▸ Problem to solve:
Exactly repeat the material, dropping every picture from the copy.

--- BEGIN Recorded data ---

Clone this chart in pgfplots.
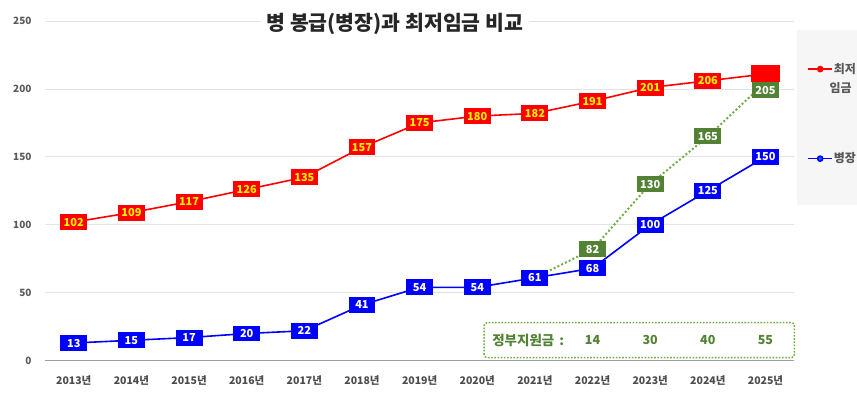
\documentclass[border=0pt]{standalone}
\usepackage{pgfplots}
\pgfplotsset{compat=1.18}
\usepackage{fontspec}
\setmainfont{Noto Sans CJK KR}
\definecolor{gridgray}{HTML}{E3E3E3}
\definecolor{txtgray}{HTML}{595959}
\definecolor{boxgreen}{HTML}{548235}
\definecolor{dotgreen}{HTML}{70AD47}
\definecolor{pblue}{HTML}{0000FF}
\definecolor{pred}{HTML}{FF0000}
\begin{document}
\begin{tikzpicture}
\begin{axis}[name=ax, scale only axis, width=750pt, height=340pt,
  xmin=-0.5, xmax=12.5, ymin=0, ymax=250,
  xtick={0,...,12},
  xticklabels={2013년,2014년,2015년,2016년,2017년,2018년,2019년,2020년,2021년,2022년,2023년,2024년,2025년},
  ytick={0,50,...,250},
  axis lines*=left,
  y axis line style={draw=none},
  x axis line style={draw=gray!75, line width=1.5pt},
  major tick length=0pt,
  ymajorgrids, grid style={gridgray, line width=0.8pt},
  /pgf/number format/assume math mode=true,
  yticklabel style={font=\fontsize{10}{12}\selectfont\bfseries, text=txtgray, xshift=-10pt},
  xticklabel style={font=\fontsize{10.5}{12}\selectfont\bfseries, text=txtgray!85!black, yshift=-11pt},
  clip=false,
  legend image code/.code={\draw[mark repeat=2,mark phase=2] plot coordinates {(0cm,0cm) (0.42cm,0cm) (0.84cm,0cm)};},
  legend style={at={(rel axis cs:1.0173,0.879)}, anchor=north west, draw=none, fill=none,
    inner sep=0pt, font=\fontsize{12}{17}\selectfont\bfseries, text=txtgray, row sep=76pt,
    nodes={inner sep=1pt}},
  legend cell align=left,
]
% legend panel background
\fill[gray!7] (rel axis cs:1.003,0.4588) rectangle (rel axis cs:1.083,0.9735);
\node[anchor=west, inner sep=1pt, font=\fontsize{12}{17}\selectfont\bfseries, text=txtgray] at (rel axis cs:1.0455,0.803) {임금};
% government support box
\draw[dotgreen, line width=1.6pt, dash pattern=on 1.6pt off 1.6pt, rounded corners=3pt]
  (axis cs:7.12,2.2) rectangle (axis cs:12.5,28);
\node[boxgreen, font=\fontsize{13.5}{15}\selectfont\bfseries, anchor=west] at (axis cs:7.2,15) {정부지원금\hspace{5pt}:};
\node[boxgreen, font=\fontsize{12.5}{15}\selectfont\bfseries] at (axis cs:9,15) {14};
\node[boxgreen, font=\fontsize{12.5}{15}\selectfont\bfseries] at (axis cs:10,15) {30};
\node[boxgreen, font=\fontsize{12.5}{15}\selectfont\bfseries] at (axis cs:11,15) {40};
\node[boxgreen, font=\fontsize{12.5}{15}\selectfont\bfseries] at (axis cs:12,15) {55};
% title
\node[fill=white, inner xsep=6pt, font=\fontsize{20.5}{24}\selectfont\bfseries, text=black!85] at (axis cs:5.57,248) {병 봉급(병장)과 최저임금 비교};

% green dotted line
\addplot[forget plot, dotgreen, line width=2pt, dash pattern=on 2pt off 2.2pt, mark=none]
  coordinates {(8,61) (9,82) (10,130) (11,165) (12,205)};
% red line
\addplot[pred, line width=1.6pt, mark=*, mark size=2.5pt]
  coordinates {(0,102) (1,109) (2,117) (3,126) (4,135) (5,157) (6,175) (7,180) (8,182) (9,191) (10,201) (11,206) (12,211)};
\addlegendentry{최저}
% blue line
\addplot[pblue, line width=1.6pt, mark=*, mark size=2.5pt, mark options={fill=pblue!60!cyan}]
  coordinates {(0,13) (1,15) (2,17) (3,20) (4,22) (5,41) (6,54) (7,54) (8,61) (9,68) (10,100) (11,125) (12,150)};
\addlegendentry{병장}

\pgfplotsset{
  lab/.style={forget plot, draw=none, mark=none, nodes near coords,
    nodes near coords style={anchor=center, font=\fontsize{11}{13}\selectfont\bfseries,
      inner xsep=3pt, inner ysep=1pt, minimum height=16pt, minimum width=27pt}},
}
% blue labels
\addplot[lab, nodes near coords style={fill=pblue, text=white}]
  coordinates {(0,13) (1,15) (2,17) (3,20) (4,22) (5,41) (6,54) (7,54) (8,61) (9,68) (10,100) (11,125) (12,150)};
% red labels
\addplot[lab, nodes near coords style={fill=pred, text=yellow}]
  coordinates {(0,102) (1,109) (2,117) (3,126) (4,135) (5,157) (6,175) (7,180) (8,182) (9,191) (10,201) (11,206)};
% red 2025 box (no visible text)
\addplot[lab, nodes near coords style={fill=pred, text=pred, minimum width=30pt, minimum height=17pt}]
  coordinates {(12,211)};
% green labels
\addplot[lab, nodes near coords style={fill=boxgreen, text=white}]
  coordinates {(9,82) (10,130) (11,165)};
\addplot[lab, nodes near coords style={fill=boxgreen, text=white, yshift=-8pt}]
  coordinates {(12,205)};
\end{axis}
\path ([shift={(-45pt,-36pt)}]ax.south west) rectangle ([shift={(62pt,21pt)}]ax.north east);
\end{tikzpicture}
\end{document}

--- END Recorded data ---

▸ Task result:
Clone this chart in pgfplots.
\documentclass[border=0pt]{standalone}
\usepackage{pgfplots}
\pgfplotsset{compat=1.18}
\usepackage{fontspec}
\setmainfont{Noto Sans CJK KR}
\definecolor{gridgray}{HTML}{E3E3E3}
\definecolor{txtgray}{HTML}{595959}
\definecolor{boxgreen}{HTML}{548235}
\definecolor{dotgreen}{HTML}{70AD47}
\definecolor{pblue}{HTML}{0000FF}
\definecolor{pred}{HTML}{FF0000}
\begin{document}
\begin{tikzpicture}
\begin{axis}[name=ax, scale only axis, width=750pt, height=340pt,
  xmin=-0.5, xmax=12.5, ymin=0, ymax=250,
  xtick={0,...,12},
  xticklabels={2013년,2014년,2015년,2016년,2017년,2018년,2019년,2020년,2021년,2022년,2023년,2024년,2025년},
  ytick={0,50,...,250},
  axis lines*=left,
  y axis line style={draw=none},
  x axis line style={draw=gray!75, line width=1.5pt},
  major tick length=0pt,
  ymajorgrids, grid style={gridgray, line width=0.8pt},
  /pgf/number format/assume math mode=true,
  yticklabel style={font=\fontsize{10}{12}\selectfont\bfseries, text=txtgray, xshift=-10pt},
  xticklabel style={font=\fontsize{10.5}{12}\selectfont\bfseries, text=txtgray!85!black, yshift=-11pt},
  clip=false,
  legend image code/.code={\draw[mark repeat=2,mark phase=2] plot coordinates {(0cm,0cm) (0.42cm,0cm) (0.84cm,0cm)};},
  legend style={at={(rel axis cs:1.0173,0.879)}, anchor=north west, draw=none, fill=none,
    inner sep=0pt, font=\fontsize{12}{17}\selectfont\bfseries, text=txtgray, row sep=76pt,
    nodes={inner sep=1pt}},
  legend cell align=left,
]
% legend panel background
\fill[gray!7] (rel axis cs:1.003,0.4588) rectangle (rel axis cs:1.083,0.9735);
\node[anchor=west, inner sep=1pt, font=\fontsize{12}{17}\selectfont\bfseries, text=txtgray] at (rel axis cs:1.0455,0.803) {임금};
% government support box
\draw[dotgreen, line width=1.6pt, dash pattern=on 1.6pt off 1.6pt, rounded corners=3pt]
  (axis cs:7.12,2.2) rectangle (axis cs:12.5,28);
\node[boxgreen, font=\fontsize{13.5}{15}\selectfont\bfseries, anchor=west] at (axis cs:7.2,15) {정부지원금\hspace{5pt}:};
\node[boxgreen, font=\fontsize{12.5}{15}\selectfont\bfseries] at (axis cs:9,15) {14};
\node[boxgreen, font=\fontsize{12.5}{15}\selectfont\bfseries] at (axis cs:10,15) {30};
\node[boxgreen, font=\fontsize{12.5}{15}\selectfont\bfseries] at (axis cs:11,15) {40};
\node[boxgreen, font=\fontsize{12.5}{15}\selectfont\bfseries] at (axis cs:12,15) {55};
% title
\node[fill=white, inner xsep=6pt, font=\fontsize{20.5}{24}\selectfont\bfseries, text=black!85] at (axis cs:5.57,248) {병 봉급(병장)과 최저임금 비교};

% green dotted line
\addplot[forget plot, dotgreen, line width=2pt, dash pattern=on 2pt off 2.2pt, mark=none]
  coordinates {(8,61) (9,82) (10,130) (11,165) (12,205)};
% red line
\addplot[pred, line width=1.6pt, mark=*, mark size=2.5pt]
  coordinates {(0,102) (1,109) (2,117) (3,126) (4,135) (5,157) (6,175) (7,180) (8,182) (9,191) (10,201) (11,206) (12,211)};
\addlegendentry{최저}
% blue line
\addplot[pblue, line width=1.6pt, mark=*, mark size=2.5pt, mark options={fill=pblue!60!cyan}]
  coordinates {(0,13) (1,15) (2,17) (3,20) (4,22) (5,41) (6,54) (7,54) (8,61) (9,68) (10,100) (11,125) (12,150)};
\addlegendentry{병장}

\pgfplotsset{
  lab/.style={forget plot, draw=none, mark=none, nodes near coords,
    nodes near coords style={anchor=center, font=\fontsize{11}{13}\selectfont\bfseries,
      inner xsep=3pt, inner ysep=1pt, minimum height=16pt, minimum width=27pt}},
}
% blue labels
\addplot[lab, nodes near coords style={fill=pblue, text=white}]
  coordinates {(0,13) (1,15) (2,17) (3,20) (4,22) (5,41) (6,54) (7,54) (8,61) (9,68) (10,100) (11,125) (12,150)};
% red labels
\addplot[lab, nodes near coords style={fill=pred, text=yellow}]
  coordinates {(0,102) (1,109) (2,117) (3,126) (4,135) (5,157) (6,175) (7,180) (8,182) (9,191) (10,201) (11,206)};
% red 2025 box (no visible text)
\addplot[lab, nodes near coords style={fill=pred, text=pred, minimum width=30pt, minimum height=17pt}]
  coordinates {(12,211)};
% green labels
\addplot[lab, nodes near coords style={fill=boxgreen, text=white}]
  coordinates {(9,82) (10,130) (11,165)};
\addplot[lab, nodes near coords style={fill=boxgreen, text=white, yshift=-8pt}]
  coordinates {(12,205)};
\end{axis}
\path ([shift={(-45pt,-36pt)}]ax.south west) rectangle ([shift={(62pt,21pt)}]ax.north east);
\end{tikzpicture}
\end{document}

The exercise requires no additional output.